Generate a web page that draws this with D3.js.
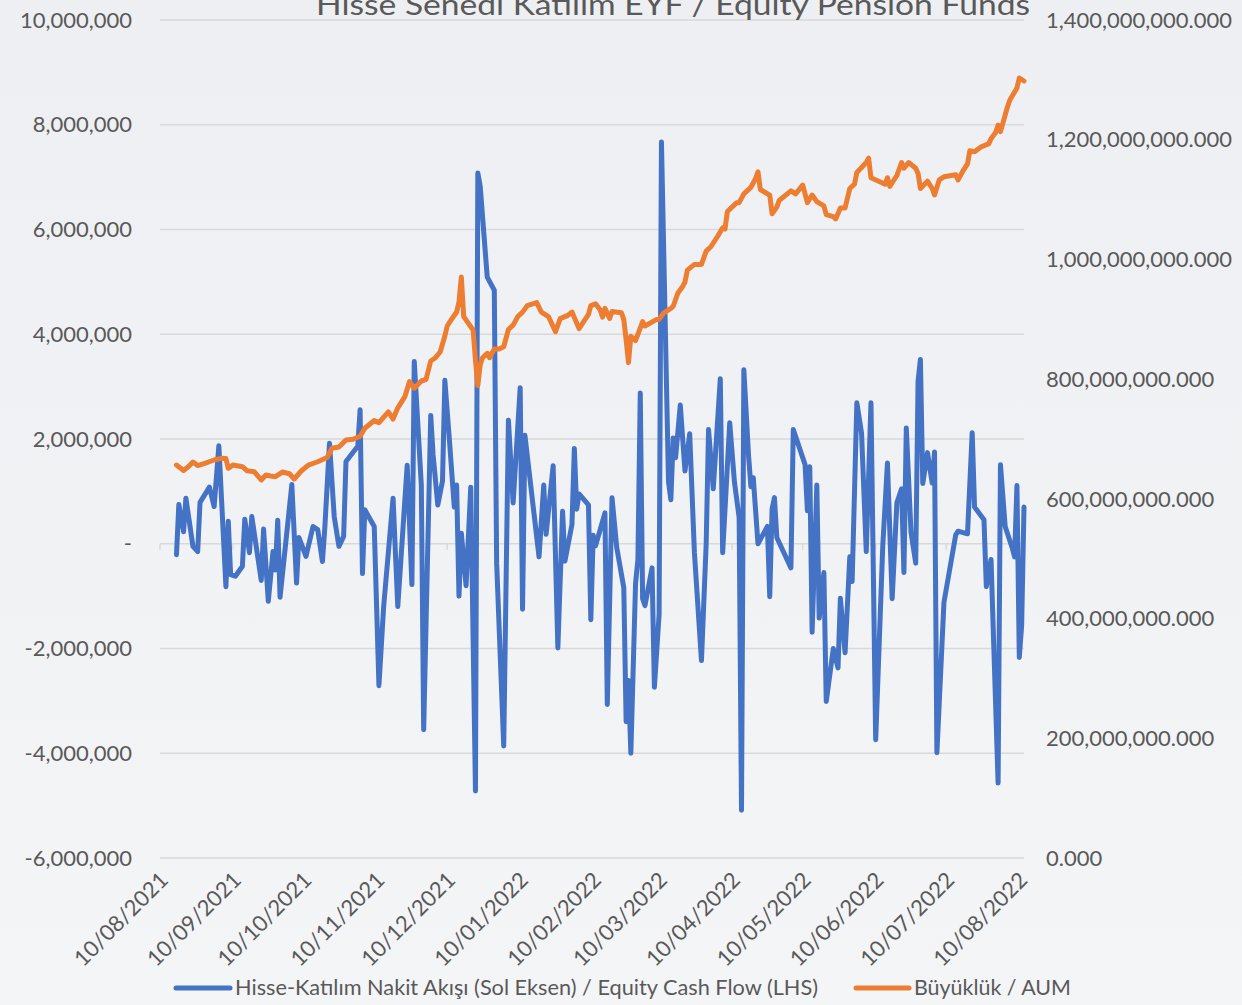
<!DOCTYPE html>
<meta charset="utf-8">
<head>
  <title>Hisse Senedi Katılım EYF / Equity Pension Funds</title>
</head>

<style>

body {
  margin: 0;
  background: #f1f2f4;
}

svg {
  display: block;
  font-family: Lato, "Open Sans", sans-serif;
}

.grid line {
  stroke: #d9d9d9;
  stroke-width: 1.5px;
}

.axis text {
  fill: #595959;
  font-size: 22px;
}

.flow {
  fill: none;
  stroke: #4472c4;
  stroke-width: 5px;
  stroke-linejoin: round;
  stroke-linecap: round;
}

.aum {
  fill: none;
  stroke: #ed7d31;
  stroke-width: 5px;
  stroke-linejoin: round;
  stroke-linecap: round;
}

.legend text {
  fill: #595959;
  font-size: 21px;
}

</style>

<body>

<svg width="1242" height="1005">
  <defs>
    <linearGradient id="bg" x1="0" y1="0" x2="0" y2="1">
      <stop offset="0" stop-color="#edeff2"></stop>
      <stop offset="1" stop-color="#f4f5f7"></stop>
    </linearGradient>
  </defs>
  <rect width="1242" height="1005" fill="url(#bg)"></rect>
  <g class="grid"></g>
  <g class="axis left"></g>
  <g class="axis right"></g>
  <g class="axis bottom"></g>
  <g class="series"></g>
  <g class="legend"></g>
</svg>

<script src="https://cdnjs.cloudflare.com/ajax/libs/d3/7.8.5/d3.min.js"></script>

<script>
var title = "Hisse Senedi Katılım EYF / Equity Pension Funds";
var flowName = "Hisse-Katılım Nakit Akışı (Sol Eksen) / Equity Cash Flow (LHS)";
var aumName = "Büyüklük / AUM";

var startDate = "2021-08-10";
var endDate = "2022-08-12";
var tickDates = ["2021-08-10", "2021-09-10", "2021-10-10", "2021-11-10", "2021-12-10",
  "2022-01-10", "2022-02-10", "2022-03-10", "2022-04-10", "2022-05-10",
  "2022-06-10", "2022-07-10", "2022-08-10"];
var leftTicks = [-6e6, -4e6, -2e6, 0, 2e6, 4e6, 6e6, 8e6, 10e6];
var rightTicks = [0, 2e8, 4e8, 6e8, 8e8, 10e8, 12e8, 14e8];

// [days after 10/08/2021, cash flow in TRY million]
var cashFlow = [[7,-0.21],[8,0.75],[10,0.23],[11,0.87],[14,-0.05],[16,-0.15],[17,0.79],[21,1.08],
  [23,0.71],[25,1.87],[28,-0.82],[29,0.43],[30,-0.59],[32,-0.62],[35,-0.43],[36,0.47],[38,-0.17],
  [39,0.52],[43,-0.70],[44,0.28],[46,-1.10],[48,-0.15],[49,-0.50],[50,0.45],[51,-1.02],[56,1.13],
  [58,-0.75],[59,0.12],[62,-0.24],[65,0.33],[67,0.27],[69,-0.34],[70,0.30],[72,1.92],[74,0.52],
  [76,-0.05],[78,0.14],[79,1.57],[84,1.86],[85,2.56],[86,-0.57],[87,0.65],[91,0.33],[93,-2.71],
  [95,-1.20],[99,0.87],[101,-1.20],[105,1.50],[107,-0.78],[108,3.48],[111,1.12],[112,-3.55],
  [115,2.45],[116,1.70],[118,0.74],[120,1.20],[121,3.12],[123,1.94],[125,0.70],[126,1.12],
  [127,-1.00],[128,0.20],[130,-0.80],[132,1.08],[134,-4.72],[135,7.08],[136,6.83],[139,5.09],
  [142,4.84],[143,-0.37],[146,-3.86],[148,2.36],[150,0.78],[153,2.98],[154,-1.25],[155,2.07],
  [161,-0.25],[163,1.12],[164,0.18],[167,1.49],[169,-1.99],[171,0.62],[172,-0.33],[175,0.37],
  [176,1.82],[177,0.66],[178,0.95],[182,0.74],[183,-1.45],[184,0.16],[185,-0.04],[189,0.59],
  [190,-3.07],[192,0.88],[194,-0.07],[197,-0.84],[198,-3.40],[199,-2.61],[200,-4.00],[202,-0.76],
  [203,-0.30],[204,2.88],[205,-1.05],[206,-1.18],[209,-0.46],[210,-2.74],[212,-1.35],[213,7.67],
  [216,1.18],[217,0.84],[218,2.02],[219,1.64],[221,2.65],[223,1.39],[225,2.10],[227,-0.17],
  [230,-2.23],[232,0.00],[233,2.18],[235,1.05],[238,3.15],[239,-0.17],[242,2.31],[244,1.18],
  [246,0.50],[247,-5.09],[248,3.32],[250,1.68],[251,1.09],[252,1.26],[254,0.00],[258,0.33],
  [259,-1.01],[260,0.67],[261,0.88],[262,0.12],[268,-0.46],[269,2.18],[274,1.51],[275,0.63],
  [276,1.47],[277,-1.69],[279,1.12],[280,-1.42],[282,-0.55],[283,-3.01],[286,-2.00],[288,-2.37],
  [289,-1.04],[291,-2.08],[293,-0.25],[294,-0.72],[296,2.69],[298,2.11],[300,-0.15],[302,2.69],
  [304,-3.74],[307,-0.05],[309,1.54],[311,-1.05],[313,0.78],[315,1.05],[316,-0.55],[317,2.21],
  [319,0.22],[321,-0.37],[322,3.10],[323,3.52],[324,1.15],[326,1.74],[328,1.16],[329,1.75],
  [330,-3.99],[333,-1.12],[338,0.17],[339,0.24],[343,0.19],[345,2.12],[346,0.70],[350,0.46],
  [351,-0.82],[353,-0.30],[356,-4.57],[357,1.51],[359,0.33],[362,-0.08],[363,-0.25],[364,1.11],
  [365,-2.17],[366,-1.56],[367,0.70]];

// [days after 10/08/2021, assets under management in TRY million]
var aum = [[7,656.5],[10,647.4],[12,653.7],[14,661.6],[16,655.7],[19,659.4],[23,664.9],[26,667.7],
  [28,667.4],[29,651.0],[31,656.5],[35,653.7],[37,647.0],[40,645.4],[43,631.5],[45,639.8],
  [47,638.2],[49,637.0],[52,644.8],[55,642.0],[57,633.2],[60,646.5],[63,656.5],[67,662.0],
  [71,669.1],[73,684.5],[76,686.6],[79,698.3],[82,699.5],[85,704.5],[87,717.9],[91,730.9],
  [93,727.2],[97,745.3],[99,733.4],[101,752.1],[104,770.7],[106,795.9],[108,784.9],[111,796.9],
  [113,799.4],[115,830.3],[117,835.8],[119,845.3],[121,872.1],[122,888.8],[124,901.0],[126,912.1],
  [127,928.9],[128,970.6],[129,904.5],[133,882.1],[134,832.0],[135,789.4],[136,823.6],[137,835.8],
  [139,843.2],[140,835.8],[142,850.3],[144,850.3],[146,854.0],[148,882.9],[150,890.3],[152,904.6],
  [154,912.0],[156,922.8],[160,927.9],[162,912.0],[165,904.6],[168,879.4],[170,901.1],[173,906.1],
  [175,912.0],[178,884.4],[182,908.3],[183,922.8],[185,925.8],[187,915.5],[188,903.5],[189,918.2],
  [191,901.3],[192,913.0],[196,910.8],[197,899.8],[198,865.4],[199,827.6],[200,871.7],[202,864.4],
  [205,896.1],[206,888.8],[211,899.8],[212,899.8],[214,910.8],[217,918.2],[218,921.8],[220,943.9],
  [222,954.9],[223,962.3],[224,982.1],[227,991.7],[230,991.7],[232,1013.9],[234,1021.2],[237,1039.6],
  [239,1052.8],[240,1050.6],[241,1080.0],[245,1094.8],[246,1094.8],[248,1109.5],[251,1120.5],
  [253,1135.2],[254,1146.2],[255,1116.8],[259,1107.3],[260,1076.4],[262,1087.4],[263,1098.4],
  [268,1114.6],[270,1109.5],[273,1124.2],[275,1094.8],[277,1107.6],[279,1096.6],[282,1089.4],
  [283,1074.9],[286,1071.4],[287,1067.7],[289,1085.9],[291,1085.9],[293,1118.5],[295,1125.7],
  [296,1145.2],[300,1161.9],[301,1169.1],[302,1136.5],[306,1129.3],[308,1125.7],[309,1136.5],
  [310,1122.0],[313,1140.2],[315,1161.9],[316,1152.4],[318,1161.9],[321,1152.4],[322,1143.7],
  [323,1118.5],[326,1130.7],[328,1118.5],[329,1107.6],[331,1132.8],[333,1138.0],[338,1141.5],
  [339,1132.8],[341,1147.4],[343,1159.7],[344,1181.5],[346,1180.0],[349,1188.6],[352,1193.0],
  [353,1201.7],[355,1212.5],[356,1224.5],[357,1213.4],[360,1255.1],[361,1266.3],[363,1279.7],
  [364,1286.4],[365,1303.1],[367,1298.1]];

var parse = d3.timeParse("%Y-%m-%d");
var start = parse(startDate);
function dayDate(n) { return d3.timeDay.offset(start, n); }

var plotLeft = 160, plotRight = 1024, plotTop = 20, plotBottom = 858;

var x = d3.scaleTime()
  .domain([start, parse(endDate)])
  .range([plotLeft, plotRight]);

var yLeft = d3.scaleLinear()
  .domain([-6e6, 10e6])
  .range([plotBottom, plotTop]);

var yRight = d3.scaleLinear()
  .domain([0, 14e8])
  .range([plotBottom, plotTop]);

var svg = d3.select("svg");

// Gridlines
svg.select("g.grid")
  .selectAll("line.h")
  .data(leftTicks)
  .enter()
  .append("line")
  .classed("h", true)
  .attr("x1", plotLeft)
  .attr("x2", plotRight)
  .attr("y1", function(d) { return yLeft(d); })
  .attr("y2", function(d) { return yLeft(d); });

svg.select("g.grid")
  .selectAll("line.tick")
  .data(tickDates)
  .enter()
  .append("line")
  .classed("tick", true)
  .attr("x1", function(d) { return x(parse(d)); })
  .attr("x2", function(d) { return x(parse(d)); })
  .attr("y1", yLeft(0))
  .attr("y2", yLeft(0) + 6);

// title sits above the plot and is cut off by the top edge
svg.append("text")
  .attr("x", 673)
  .attr("y", 15)
  .attr("text-anchor", "middle")
  .attr("textLength", 714)
  .attr("lengthAdjust", "spacingAndGlyphs")
  .style("font-size", "29px")
  .style("fill", "#595959")
  .text(title);

function leftFormat(v) {
  if (v === 0) return "-";
  return (v < 0 ? "-" : "") + d3.format(",")(Math.abs(v));
}

svg.select("g.axis.left")
  .selectAll("text")
  .data(leftTicks)
  .enter()
  .append("text")
  .attr("x", 132)
  .attr("y", function(d) { return yLeft(d); })
  .attr("dy", "0.35em")
  .attr("text-anchor", "end")
  .text(leftFormat);

svg.select("g.axis.right")
  .selectAll("text")
  .data(rightTicks)
  .enter()
  .append("text")
  .attr("x", 1046)
  .attr("y", function(d) { return yRight(d); })
  .attr("dy", "0.35em")
  .text(d3.format(",.3f"));

var fmtDate = d3.timeFormat("%d/%m/%Y");
svg.select("g.axis.bottom")
  .selectAll("text")
  .data(tickDates)
  .enter()
  .append("text")
  .attr("transform", function(d) { return "translate(" + (x(parse(d)) + 4) + ",876) rotate(-45)"; })
  .attr("dy", "0.35em")
  .attr("text-anchor", "end")
  .text(function(d) { return fmtDate(parse(d)); });

// Lines
var flowLine = d3.line()
  .x(function(d) { return x(dayDate(d[0])); })
  .y(function(d) { return yLeft(d[1] * 1e6); });

var aumLine = d3.line()
  .x(function(d) { return x(dayDate(d[0])); })
  .y(function(d) { return yRight(d[1] * 1e6); });

svg.select("g.series")
  .append("path")
  .classed("flow", true)
  .attr("d", flowLine(cashFlow));

svg.select("g.series")
  .append("path")
  .classed("aum", true)
  .attr("d", aumLine(aum));

// Legend
var legend = svg.select("g.legend");
var items = [
  {name: flowName, color: "#4472c4", x0: 176, x1: 230, tx: 235, tl: 583},
  {name: aumName, color: "#ed7d31", x0: 856, x1: 909, tx: 914, tl: 157}
];
items.forEach(function(it) {
  legend.append("line")
    .attr("x1", it.x0).attr("x2", it.x1)
    .attr("y1", 988).attr("y2", 988)
    .style("stroke", it.color)
    .style("stroke-width", 5)
    .style("stroke-linecap", "round");
  legend.append("text")
    .attr("x", it.tx)
    .attr("y", 988)
    .attr("dy", "0.35em")
    .attr("textLength", it.tl)
    .attr("lengthAdjust", "spacingAndGlyphs")
    .text(it.name);
});
</script>
</body>
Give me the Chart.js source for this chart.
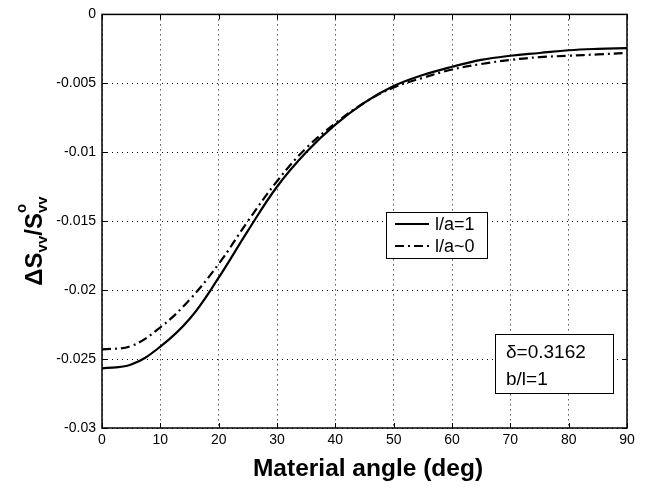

EXERCISE BRIEF. Take the material above from its first line through the line holding "var rightTicks = [0, 2e8, 4e8, 6e8, 8e8, 10e8, 12e8, 14e8];" and set it down exactly, without the pictures.

CORRECT ANSWER.
Generate a web page that draws this with D3.js.
<!DOCTYPE html>
<meta charset="utf-8">
<head>
  <title>Hisse Senedi Katılım EYF / Equity Pension Funds</title>
</head>

<style>

body {
  margin: 0;
  background: #f1f2f4;
}

svg {
  display: block;
  font-family: Lato, "Open Sans", sans-serif;
}

.grid line {
  stroke: #d9d9d9;
  stroke-width: 1.5px;
}

.axis text {
  fill: #595959;
  font-size: 22px;
}

.flow {
  fill: none;
  stroke: #4472c4;
  stroke-width: 5px;
  stroke-linejoin: round;
  stroke-linecap: round;
}

.aum {
  fill: none;
  stroke: #ed7d31;
  stroke-width: 5px;
  stroke-linejoin: round;
  stroke-linecap: round;
}

.legend text {
  fill: #595959;
  font-size: 21px;
}

</style>

<body>

<svg width="1242" height="1005">
  <defs>
    <linearGradient id="bg" x1="0" y1="0" x2="0" y2="1">
      <stop offset="0" stop-color="#edeff2"></stop>
      <stop offset="1" stop-color="#f4f5f7"></stop>
    </linearGradient>
  </defs>
  <rect width="1242" height="1005" fill="url(#bg)"></rect>
  <g class="grid"></g>
  <g class="axis left"></g>
  <g class="axis right"></g>
  <g class="axis bottom"></g>
  <g class="series"></g>
  <g class="legend"></g>
</svg>

<script src="https://cdnjs.cloudflare.com/ajax/libs/d3/7.8.5/d3.min.js"></script>

<script>
var title = "Hisse Senedi Katılım EYF / Equity Pension Funds";
var flowName = "Hisse-Katılım Nakit Akışı (Sol Eksen) / Equity Cash Flow (LHS)";
var aumName = "Büyüklük / AUM";

var startDate = "2021-08-10";
var endDate = "2022-08-12";
var tickDates = ["2021-08-10", "2021-09-10", "2021-10-10", "2021-11-10", "2021-12-10",
  "2022-01-10", "2022-02-10", "2022-03-10", "2022-04-10", "2022-05-10",
  "2022-06-10", "2022-07-10", "2022-08-10"];
var leftTicks = [-6e6, -4e6, -2e6, 0, 2e6, 4e6, 6e6, 8e6, 10e6];
var rightTicks = [0, 2e8, 4e8, 6e8, 8e8, 10e8, 12e8, 14e8];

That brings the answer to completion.